KMZ Kristall (Pic: Stephen Dowling)
The short-lived, Art Deco Kristall (All pics: Stephen Dowling)

The ‘Art Deco Zenit’

Think of a Soviet Zenit SLR and chances are you think of the Zenit-E, a camera built in greater numbers than probably any other SLR in history. It spawned a family of M42-mount SLRs which remained in production long after the USSR itself had ceased to exist.

But the Zenit family wasn’t always associated with the “Pentax mount”, as the M42 fitting came to be known. Fort at least a decade, a range of Zenit SLR cameras left the vast KMZ factory on the outskirts of Moscow sporting lenses based on Leica’s own screw mount.

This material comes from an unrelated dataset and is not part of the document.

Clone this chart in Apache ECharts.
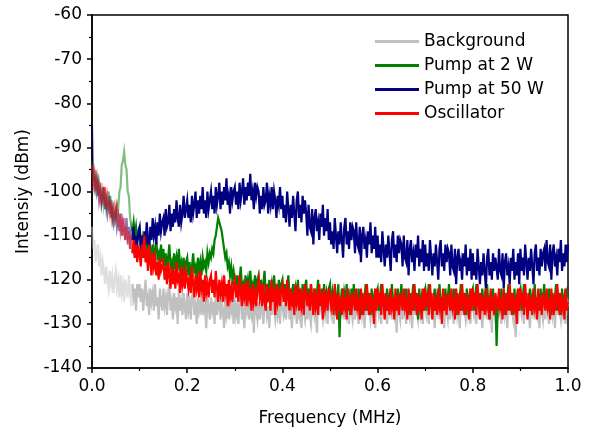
<!DOCTYPE html>
<html>
<head>
<meta charset="utf-8">
<script src="https://cdn.jsdelivr.net/npm/echarts@6/dist/echarts.min.js"></script>
<style>
  html, body { margin: 0; padding: 0; background: #fff; }
  #chart { width: 595px; height: 432px; }
</style>
</head>
<body>
<div id="chart"></div>
<script>
// spectra read every 0.0025 MHz from 0 to 1.0 MHz (401 points), values in dBm
const freqStep = 0.0025;
// the first stretch of each trace (up to ~0.085 MHz) is drawn faded in the original
const fadedUntil = 34;

const bgData = [
  -108, -113, -111, -116, -114, -112, -117, -115, -119, -116, -118, -121, -117, -120, -122, -118, -121, -119, -123, -120,
  -118, -122, -120, -124, -119, -123, -121, -125, -120, -122, -124, -119, -123, -126, -121, -124, -122, -127, -121, -124,
  -121, -125, -122, -127, -123, -120, -126, -124, -128, -122, -125, -123, -127, -121, -126, -124, -129, -122, -125, -127,
  -122, -126, -124, -128, -123, -121, -127, -125, -129, -123, -126, -124, -130, -122, -127, -125, -128, -123, -126, -129,
  -123, -127, -125, -129, -124, -122, -128, -126, -130, -124, -127, -125, -128, -123, -127, -126, -131, -124, -126, -129,
  -124, -127, -125, -130, -123, -128, -126, -124, -129, -125, -127, -131, -124, -128, -126, -129, -123, -127, -125, -130,
  -124, -128, -126, -130, -125, -123, -129, -127, -131, -125, -127, -124, -129, -126, -128, -125, -132, -124, -127, -129,
  -125, -129, -124, -127, -130, -126, -124, -128, -126, -131, -125, -128, -123, -127, -129, -125, -128, -126, -130, -124,
  -124, -128, -126, -129, -125, -123, -129, -127, -131, -125, -127, -124, -130, -126, -128, -125, -131, -124, -127, -129,
  -125, -129, -124, -128, -130, -126, -124, -128, -126, -132, -125, -128, -123, -127, -129, -125, -128, -126, -130, -124,
  -124, -128, -126, -130, -125, -123, -129, -127, -131, -125, -127, -124, -129, -126, -128, -125, -130, -124, -127, -129,
  -125, -129, -124, -127, -130, -126, -124, -128, -126, -131, -125, -128, -123, -127, -129, -125, -128, -126, -131, -124,
  -124, -128, -126, -130, -125, -123, -129, -127, -130, -125, -127, -124, -129, -126, -128, -125, -132, -124, -127, -129,
  -125, -129, -124, -127, -130, -126, -124, -128, -126, -131, -125, -128, -123, -127, -129, -125, -128, -126, -130, -124,
  -124, -128, -126, -130, -125, -123, -129, -127, -131, -125, -127, -124, -129, -126, -128, -125, -131, -124, -127, -129,
  -125, -129, -124, -127, -130, -126, -124, -128, -126, -131, -125, -128, -123, -127, -129, -125, -128, -126, -130, -124,
  -124, -128, -126, -130, -125, -123, -129, -127, -131, -125, -127, -124, -129, -126, -128, -125, -132, -124, -127, -129,
  -125, -129, -124, -127, -130, -126, -124, -128, -126, -131, -125, -128, -123, -127, -129, -125, -133, -126, -130, -124,
  -124, -128, -126, -130, -125, -123, -129, -127, -131, -125, -127, -124, -129, -126, -128, -125, -131, -124, -127, -129,
  -125, -129, -124, -127, -130, -126, -124, -128, -126, -131, -125, -128, -123, -127, -129, -125, -128, -126, -130, -124,
  -126
];

const pump2Data = [
  -93, -97, -96, -99, -97, -101, -98, -100, -102, -99, -103, -101, -104, -102, -100, -105, -103, -106, -104, -107,
  -106, -103, -104, -100, -99, -94, -93, -91, -94, -95, -100, -101, -106, -106, -109, -107, -110, -108, -111, -110,
  -109, -113, -111, -115, -110, -114, -112, -116, -111, -113, -115, -112, -116, -113, -111, -115, -114, -117, -112, -116,
  -113, -117, -114, -118, -115, -112, -117, -116, -119, -114, -117, -115, -118, -113, -117, -116, -120, -115, -118, -116,
  -115, -119, -116, -120, -117, -114, -118, -117, -120, -115, -118, -116, -119, -115, -117, -116, -118, -114, -116, -114,
  -115, -113, -114, -111, -110, -108, -106, -107, -108, -109, -111, -113, -115, -114, -117, -116, -119, -117, -120, -118,
  -118, -122, -119, -123, -120, -117, -122, -121, -124, -119, -122, -120, -123, -118, -122, -121, -124, -119, -122, -120,
  -119, -123, -120, -124, -121, -118, -123, -122, -125, -120, -123, -121, -124, -119, -123, -122, -125, -120, -123, -121,
  -120, -124, -121, -125, -122, -119, -124, -123, -126, -121, -124, -122, -125, -120, -124, -123, -126, -121, -124, -122,
  -120, -125, -122, -126, -121, -124, -127, -122, -125, -123, -120, -126, -124, -122, -127, -121, -125, -123, -126, -122,
  -121, -125, -123, -127, -122, -126, -124, -121, -133, -125, -122, -127, -123, -125, -121, -126, -124, -128, -122, -125,
  -121, -126, -123, -127, -122, -125, -128, -123, -126, -124, -121, -127, -125, -123, -128, -122, -126, -124, -127, -123,
  -122, -127, -124, -121, -126, -123, -128, -125, -122, -127, -124, -126, -121, -125, -128, -123, -126, -122, -127, -124,
  -121, -126, -123, -127, -122, -125, -128, -123, -126, -124, -121, -127, -125, -123, -129, -122, -126, -124, -127, -123,
  -122, -127, -124, -121, -126, -123, -128, -125, -122, -127, -124, -126, -121, -125, -128, -123, -126, -122, -127, -124,
  -121, -126, -123, -127, -122, -125, -128, -123, -126, -124, -121, -127, -125, -123, -128, -122, -126, -124, -127, -123,
  -122, -127, -124, -121, -126, -123, -128, -125, -122, -127, -124, -126, -121, -125, -129, -123, -126, -122, -127, -124,
  -135, -126, -123, -127, -122, -125, -128, -123, -126, -124, -121, -127, -125, -123, -128, -122, -126, -124, -127, -123,
  -122, -127, -124, -121, -126, -123, -128, -125, -122, -127, -124, -126, -121, -125, -128, -123, -126, -122, -127, -124,
  -121, -126, -123, -127, -122, -125, -128, -123, -126, -124, -121, -127, -125, -123, -128, -122, -126, -124, -127, -123,
  -124
];

const pump50Data = [
  -85, -96, -99, -97, -100, -98, -102, -100, -103, -101, -99, -104, -102, -105, -103, -101, -106, -104, -107, -105,
  -104, -108, -106, -109, -105, -110, -107, -109, -111, -106, -110, -108, -113, -109, -111, -108, -115, -110, -112, -109,
  -108, -113, -110, -115, -109, -112, -107, -111, -113, -108, -111, -106, -110, -108, -112, -107, -110, -105, -109, -107,
  -106, -110, -104, -108, -107, -103, -109, -105, -108, -104, -107, -102, -106, -108, -103, -107, -105, -101, -106, -104,
  -102, -106, -103, -107, -101, -105, -103, -100, -106, -102, -105, -101, -104, -99, -105, -102, -106, -100, -104, -102,
  -100, -104, -101, -105, -99, -103, -101, -98, -104, -100, -103, -99, -102, -97, -103, -101, -105, -99, -102, -100,
  -99, -103, -100, -104, -98, -102, -100, -97, -103, -99, -102, -98, -101, -96, -102, -100, -104, -98, -101, -99,
  -100, -105, -101, -104, -99, -103, -102, -98, -105, -101, -103, -99, -104, -100, -102, -106, -101, -103, -99, -104,
  -101, -106, -103, -107, -100, -104, -108, -103, -106, -101, -105, -109, -102, -100, -106, -103, -107, -101, -105, -102,
  -105, -110, -103, -108, -109, -104, -112, -106, -104, -109, -107, -111, -105, -108, -103, -110, -106, -109, -104, -111,
  -107, -112, -109, -113, -106, -110, -114, -109, -112, -107, -111, -115, -108, -106, -112, -109, -113, -107, -111, -108,
  -109, -114, -107, -112, -113, -108, -116, -110, -108, -113, -111, -115, -109, -112, -107, -114, -110, -113, -108, -115,
  -110, -115, -112, -116, -109, -113, -117, -112, -115, -110, -114, -118, -111, -109, -115, -112, -116, -110, -114, -111,
  -112, -117, -110, -115, -116, -111, -119, -113, -111, -116, -114, -118, -112, -115, -110, -117, -113, -116, -111, -118,
  -112, -117, -114, -118, -111, -115, -119, -114, -117, -112, -116, -120, -113, -111, -117, -114, -118, -112, -116, -113,
  -114, -119, -112, -117, -118, -113, -121, -115, -113, -118, -116, -120, -114, -117, -112, -119, -115, -118, -113, -120,
  -114, -119, -116, -120, -113, -117, -121, -116, -119, -114, -118, -122, -115, -113, -119, -116, -120, -114, -118, -115,
  -115, -120, -113, -118, -119, -114, -122, -116, -114, -119, -117, -121, -115, -118, -113, -120, -116, -119, -114, -121,
  -113, -118, -115, -119, -112, -116, -120, -115, -118, -113, -117, -121, -114, -112, -118, -115, -119, -113, -117, -114,
  -113, -118, -111, -116, -117, -112, -120, -114, -112, -117, -115, -119, -113, -116, -111, -118, -114, -117, -112, -116,
  -112
];

const oscData = [
  -94, -98, -96, -100, -97, -99, -101, -98, -102, -100, -103, -99, -104, -101, -103, -105, -102, -106, -104, -103,
  -106, -104, -108, -105, -109, -107, -110, -106, -111, -108, -112, -109, -113, -110, -114, -111, -115, -112, -116, -113,
  -114, -117, -112, -115, -110, -116, -113, -118, -112, -116, -119, -114, -117, -115, -119, -116, -120, -115, -118, -117,
  -116, -120, -117, -121, -116, -119, -122, -117, -121, -118, -122, -116, -120, -119, -123, -117, -121, -119, -122, -118,
  -118, -122, -119, -123, -117, -121, -124, -119, -122, -120, -124, -118, -122, -120, -125, -119, -123, -121, -124, -120,
  -119, -123, -120, -124, -118, -122, -125, -120, -123, -121, -125, -119, -123, -121, -126, -120, -124, -122, -125, -121,
  -120, -124, -121, -125, -119, -123, -126, -121, -124, -122, -126, -120, -124, -122, -127, -121, -125, -123, -126, -122,
  -120, -124, -122, -126, -121, -125, -127, -121, -124, -123, -127, -120, -125, -122, -128, -121, -125, -123, -126, -122,
  -121, -125, -122, -126, -120, -124, -127, -122, -125, -123, -128, -121, -125, -123, -127, -122, -126, -124, -128, -121,
  -121, -126, -123, -127, -121, -125, -128, -122, -126, -124, -128, -121, -126, -123, -129, -122, -126, -124, -127, -122,
  -122, -126, -123, -128, -121, -125, -129, -123, -127, -124, -128, -122, -126, -124, -129, -122, -127, -125, -128, -123,
  -123, -127, -122, -126, -124, -129, -122, -126, -128, -123, -127, -121, -125, -128, -123, -126, -124, -130, -122, -127,
  -122, -126, -123, -128, -121, -125, -129, -123, -127, -124, -128, -122, -126, -124, -129, -122, -127, -125, -128, -123,
  -123, -127, -122, -126, -124, -129, -122, -126, -128, -123, -127, -121, -125, -128, -123, -126, -124, -129, -122, -127,
  -122, -126, -123, -128, -121, -125, -129, -123, -127, -124, -128, -122, -126, -124, -130, -122, -127, -125, -128, -123,
  -123, -127, -122, -126, -124, -129, -122, -126, -128, -123, -127, -121, -125, -128, -123, -126, -124, -129, -122, -127,
  -122, -126, -123, -128, -121, -125, -129, -123, -127, -124, -128, -122, -126, -124, -129, -122, -127, -125, -128, -123,
  -123, -127, -122, -126, -124, -129, -122, -126, -128, -123, -127, -121, -125, -128, -123, -126, -124, -130, -122, -127,
  -122, -126, -123, -128, -121, -125, -129, -123, -127, -124, -128, -122, -126, -124, -129, -122, -127, -125, -128, -123,
  -123, -127, -122, -126, -124, -129, -122, -126, -128, -123, -127, -121, -125, -128, -123, -126, -124, -129, -122, -127,
  -125
];

const seriesNames = ['Background', 'Pump at 2 W', 'Pump at 50 W', 'Oscillator'];
const seriesColors = ['#c0c0c0', '#008000', '#000080', '#ff0000'];
const allData = [bgData, pump2Data, pump50Data, oscData];

const font = 'DejaVu Sans';

const toPairs = (arr, from, to) =>
  arr.slice(from, to).map((v, i) => [(i + from) * freqStep, v]);

const myChart = echarts.init(document.getElementById('chart'));

const lineSeries = (i, from, to, opacity) => ({
  name: seriesNames[i],
  type: 'line',
  data: toPairs(allData[i], from, to),
  showSymbol: false,
  symbol: 'none',
  sampling: false,
  color: seriesColors[i],
  lineStyle: { color: seriesColors[i], width: 2.2, opacity: opacity, join: 'miter' },
  emphasis: { disabled: true },
  z: 2 + i,
});

const series = [];
allData.forEach((d, i) => series.push(lineSeries(i, fadedUntil, d.length, 1)));
allData.forEach((d, i) => series.push(lineSeries(i, 0, fadedUntil + 1, 0.5)));

myChart.setOption({
  animation: false,
  backgroundColor: '#fff',
  grid: {
    left: 92,
    right: 27,
    top: 15,
    bottom: 64,
    show: true,
    borderColor: '#000',
    borderWidth: 1.5,
  },
  legend: {
    orient: 'vertical',
    left: 370,
    top: 28,
    itemWidth: 44,
    itemHeight: 3,
    itemGap: 7,
    icon: 'rect',
    itemStyle: { opacity: 1 },
    lineStyle: { opacity: 1 },
    textStyle: {
      fontFamily: font,
      fontSize: 17,
      color: '#000',
    },
    data: seriesNames,
  },
  xAxis: {
    type: 'value',
    min: 0,
    max: 1,
    interval: 0.2,
    name: 'Frequency (MHz)',
    nameLocation: 'middle',
    nameGap: 42,
    nameTextStyle: { fontFamily: font, fontSize: 17, color: '#000' },
    axisLine: { lineStyle: { color: '#000', width: 1.5 } },
    axisTick: { inside: false, length: 5, lineStyle: { color: '#000', width: 1.5 } },
    minorTick: { show: true, splitNumber: 2, length: 3, lineStyle: { color: '#000', width: 1.2 } },
    axisLabel: {
      margin: 10,
      fontFamily: font,
      fontSize: 17,
      color: '#000',
      formatter: v => v.toFixed(1),
    },
    splitLine: { show: false },
  },
  yAxis: {
    type: 'value',
    min: -140,
    max: -60,
    interval: 10,
    name: 'Intensiy (dBm)',
    nameLocation: 'middle',
    nameGap: 56,
    nameTextStyle: { fontFamily: font, fontSize: 17, color: '#000' },
    axisLine: { lineStyle: { color: '#000', width: 1.5 } },
    axisTick: { inside: false, length: 5, lineStyle: { color: '#000', width: 1.5 } },
    minorTick: { show: true, splitNumber: 2, length: 3, lineStyle: { color: '#000', width: 1.2 } },
    axisLabel: {
      margin: 10,
      fontFamily: font,
      fontSize: 17,
      color: '#000',
    },
    splitLine: { show: false },
  },
  series: series,
});
</script>
</body>
</html>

The mount was known as M39. While it shared a 39mm diameter with the Leica screw mount, there were differences that made the lenses unusable on Leica cameras and their copies. There was a reason that the mount was so similar, however – the first Zenit SLR camera was essentially a Leica-copy Zorki rangefinder with a prism attached.

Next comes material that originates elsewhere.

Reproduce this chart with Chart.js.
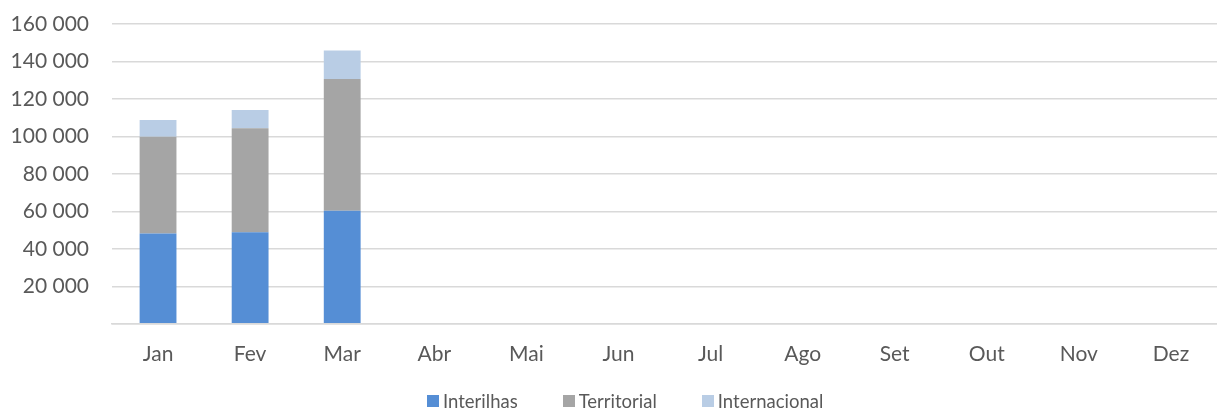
<!DOCTYPE html>
<html>
<head>
<meta charset="utf-8">
<script src="https://cdn.jsdelivr.net/npm/chart.js@4"></script>
<style>
  html, body { margin: 0; padding: 0; background: #fff; }
  #wrap { position: relative; width: 1217px; height: 409px; }
  #legenda {
    position: absolute; left: 427px; top: 390px; height: 22px;
    display: flex; align-items: center; gap: 45px;
    font-family: Lato, "Open Sans", sans-serif; font-size: 18.5px; color: #595959;
  }
  #legenda .item { display: flex; align-items: center; gap: 4px; }
  #legenda .caixa { width: 12px; height: 12px; }
</style>
</head>
<body>
<div id="wrap">
  <canvas id="chart"></canvas>
  <div id="legenda"></div>
</div>
<script>
// dados
const meses = ['Jan', 'Fev', 'Mar', 'Abr', 'Mai', 'Jun', 'Jul', 'Ago', 'Set', 'Out', 'Nov', 'Dez'];
const interilhas = [48200, 48800, 60400, null, null, null, null, null, null, null, null, null];
const territorial = [51600, 55600, 70200, null, null, null, null, null, null, null, null, null];
const internacional = [8900, 9700, 15300, null, null, null, null, null, null, null, null, null];

const fonte = 'Lato, "Open Sans", sans-serif';

function formatar(v) {
    if (v === 0) return '';
    return String(v).replace(/\B(?=(\d{3})+(?!\d))/g, ' ');
}

const grafico = new Chart(document.getElementById('chart'), {
    type: 'bar',
    data: {
        labels: meses,
        datasets: [
            { label: 'Interilhas', data: interilhas, backgroundColor: '#558ED5' },
            { label: 'Territorial', data: territorial, backgroundColor: '#A5A5A5' },
            { label: 'Internacional', data: internacional, backgroundColor: '#B9CDE5' }
        ]
    },
    options: {
        responsive: true,
        maintainAspectRatio: false,
        animation: false,
        layout: { padding: { left: 10, right: 0, top: 24, bottom: 24 } },
        datasets: { bar: { categoryPercentage: 1, barPercentage: 0.4 } },
        scales: {
            x: {
                stacked: true,
                grid: { display: false, drawTicks: false },
                border: { color: '#D9D9D9', width: 1.5 },
                ticks: { color: '#595959', font: { family: fonte, size: 21 }, padding: 18 }
            },
            y: {
                stacked: true,
                min: 0,
                max: 160000,
                afterFit: (escala) => {
                    escala.width = 102;
                    escala.paddingTop = 0;
                    escala.paddingBottom = 0;
                },
                grid: { color: '#D9D9D9', lineWidth: 1.5, drawTicks: false },
                border: { display: false },
                ticks: {
                    stepSize: 20000,
                    color: '#595959',
                    font: { family: fonte, size: 21 },
                    padding: 23,
                    callback: (v) => formatar(v)
                }
            }
        },
        plugins: {
            legend: { display: false },
            tooltip: { enabled: false }
        }
    }
});

// Legenda em HTML
const legendaDiv = document.getElementById('legenda');
grafico.data.datasets.forEach((ds) => {
    const item = document.createElement('div');
    item.className = 'item';
    item.innerHTML = `<span class="caixa" style="background:${ds.backgroundColor}"></span><span>${ds.label}</span>`;
    legendaDiv.appendChild(item);
});
</script>
</body>
</html>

The original Zenit (sometimes known as the Zenit-1) first appeared in 1952, and did little to hide its clear influence from Leica’s rangefinders. To load the camera, you had to remove the bottom of the camera and insert the film – there was no hinged back door. Neither did it have many of the features that SLR users would later take for granted, such as a self-returning mirror. But the Zenit line had to start from somewhere, and the original version was a sound, if somewhat limited, design.

KMZ Kristall (Pic:Stephen Dowling)
The camera’s paint has a curious crackle effect

The first design to have any real success was the Zenit-C (technically Zenit-S in the Roman alphabet). Released in 1955, it added flash synchronisation to the original Zenit’s modest features. Compared to the rather utilitarian Zenits that followed far later, the camera looks positively luxurious, an aesthetically pleasing design with some echoes of 1930s styling.

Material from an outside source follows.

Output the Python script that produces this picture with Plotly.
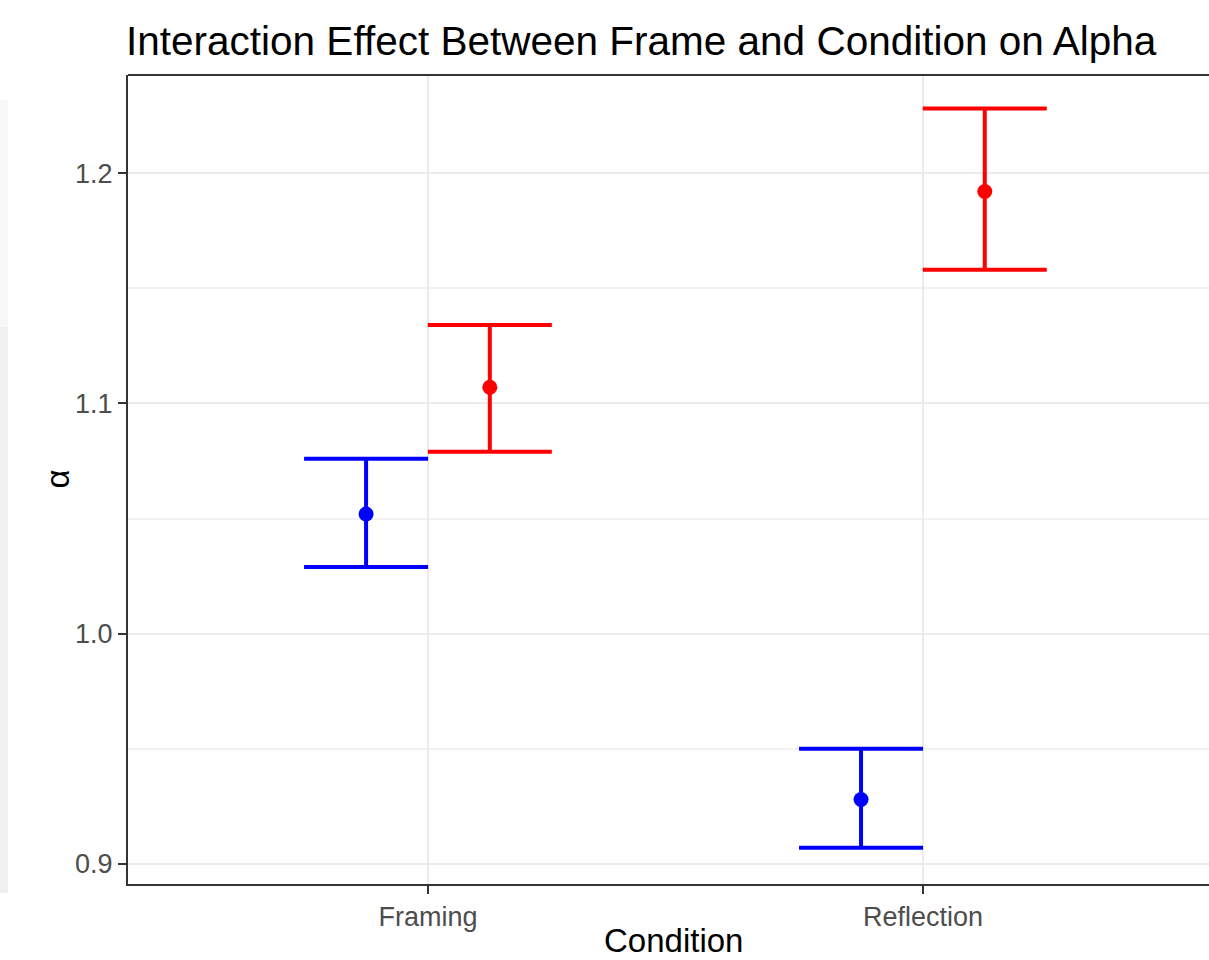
import plotly.graph_objects as go

# ---- data ----
conditions = ["Framing", "Reflection"]
frames = ["Frame 1", "Frame 2"]
colors = ["#0000FF", "#FF0000"]
means = {
    "Frame 1": [1.052, 0.928],
    "Frame 2": [1.107, 1.192],
}
upper = {
    "Frame 1": [1.076, 0.950],
    "Frame 2": [1.134, 1.228],
}
lower = {
    "Frame 1": [1.029, 0.907],
    "Frame 2": [1.079, 1.158],
}
y_ticks = [0.9, 1.0, 1.1, 1.2]
y_tick_labels = ["0.9", "1.0", "1.1", "1.2"]

dodge = [-0.125, 0.125]
FONT = "Arial, 'Liberation Sans', sans-serif"

fig = go.Figure()
for fi, fr in enumerate(frames):
    xs = [ci + 1 + dodge[fi] for ci in range(len(conditions))]
    m = means[fr]
    up = [u - v for u, v in zip(upper[fr], m)]
    lo = [v - l for v, l in zip(m, lower[fr])]
    fig.add_trace(go.Scatter(
        x=xs, y=m, mode="markers", name=fr, showlegend=False,
        marker=dict(color=colors[fi], size=15),
        error_y=dict(type="data", symmetric=False, array=up, arrayminus=lo,
                     color=colors[fi], thickness=4, width=62),
    ))

fig.update_layout(
    width=1209, height=960,
    margin=dict(l=128, r=0, t=75, b=76),
    paper_bgcolor="white", plot_bgcolor="white",
    font=dict(family=FONT),
    title=dict(text="Interaction Effect Between Frame and Condition on Alpha",
               x=126 / 1209, xanchor="left", xref="container",
               y=1 - 41 / 960, yanchor="middle", yref="container",
               font=dict(size=40.5, color="black", family=FONT)),
    xaxis=dict(range=[0.394, 2.578], tickvals=[1, 2], ticktext=conditions,
               showgrid=True, gridcolor="#EBEBEB", gridwidth=2,
               zeroline=False, showline=True, linecolor="#333333", linewidth=2,
               ticks="outside", ticklen=8, tickwidth=2, tickcolor="#333333",
               tickfont=dict(size=27, color="#4D4D4D", family=FONT)),
    yaxis=dict(range=[0.8913, 1.2426], tickvals=y_ticks, ticktext=y_tick_labels,
               showgrid=True, gridcolor="#EBEBEB", gridwidth=2,
               minor=dict(tickvals=[0.95, 1.05, 1.15], showgrid=True,
                          gridcolor="#F2F2F2", gridwidth=1.5, ticks=""),
               zeroline=False, showline=True, linecolor="#333333", linewidth=2,
               ticks="outside", ticklen=8, tickwidth=2, tickcolor="#333333",
               tickfont=dict(size=27, color="#4D4D4D", family=FONT)),
    shapes=[
        dict(type="line", xref="paper", yref="paper", x0=0, x1=1, y0=1, y1=1,
             line=dict(color="#333333", width=2)),
        dict(type="rect", xref="paper", yref="paper", x0=-128 / 1081, x1=-120 / 1081,
             y0=-9 / 809, y1=784 / 809, fillcolor="#F8F8F8", line=dict(width=0),
             layer="below"),
        dict(type="rect", xref="paper", yref="paper", x0=-128 / 1081, x1=-120 / 1081,
             y0=-9 / 809, y1=557 / 809, fillcolor="#F0F0F0", line=dict(width=0),
             layer="below"),
    ],
    annotations=[
        dict(text="Condition", xref="paper", yref="paper",
             x=(673 - 128) / 1081, y=-(940 - 884) / 809, xanchor="center", yanchor="middle",
             showarrow=False, font=dict(size=33, color="black", family=FONT)),
        dict(text="α", xref="paper", yref="paper", textangle=-90,
             x=-(128 - 57) / 1081, y=0.5, xanchor="center", yanchor="middle",
             showarrow=False, font=dict(size=33, color="black", family=FONT)),
    ],
)

fig.write_html("out.html")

The new Zenit proved popular – more than 230,000 of them were made. And one of the most famous and long-lived SLR brands was born.

Now for the needle scratch: there was no Zenit-2. KMZ, for reasons known only to themselves, skipped straight to the Zenit-3, which was first released in 1960. The Zenit-3 had a larger, cleaner prism housing, a self timer and a lever wind, taking its cue from the Zorki-6 rangefinder from a year before. The Zenit-3 was robust and well constructed, but expensive to produce. After two years, it was discontinued.

What came next was the Kristall. Produced from 1961 for only 12 months, this short-lived stopgap is something of an Art Deco oddity. The body was broadly similar to the Zenit-3, with a few major tweaks. The foremost? Well, take a look for yourself.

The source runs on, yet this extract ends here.